If any seller tries to charge a price higher than the buyers will shift to some other sellers and buy the products at the prevailing price since it is assumed that they know what the prevailing price in the market is.
Similarly, all the sellers are also aware of the prevailing price in the market and no one will charge less price than this since his objective is to maximize profits.
(v) Indifference:
No buyer has a preference to buy from a particular seller and no seller has a preference to sell the products to a particular buyer.
Although in the real world we rarely find instances where all the conditions for pure competition are met, the commodity markets and securities exchanges approximate to these conditions.
A firm under perfect competition may either make profits or operate at a loss in the short run. In the long run, all firms will operate at an equilibrium output where all profits and losses have disappeared.
If some firms earn excessive profits, more firms enter the industry in the long run, supply will increase and the market price will be driven downward, thereby helping to eliminate excessive profits for the remaining firms.

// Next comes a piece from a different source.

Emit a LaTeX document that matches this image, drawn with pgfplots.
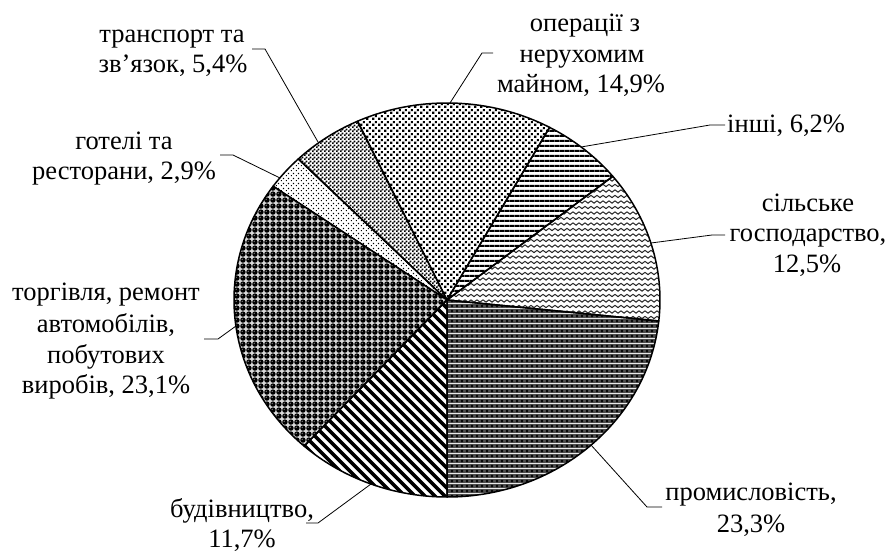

In the converse case, if some firms are operating at a loss, some firms leave the industry in the long run, supply will decrease and the market price will be driven upward, thereby helping to eliminate losses for the remaining firms.
In addition to price changes which occur in the long run, as firms enter and leave the industry, another force also drives all firms towards equilibrium. In equilibrium all firms will also have identical costs, even though they may use different production techniques.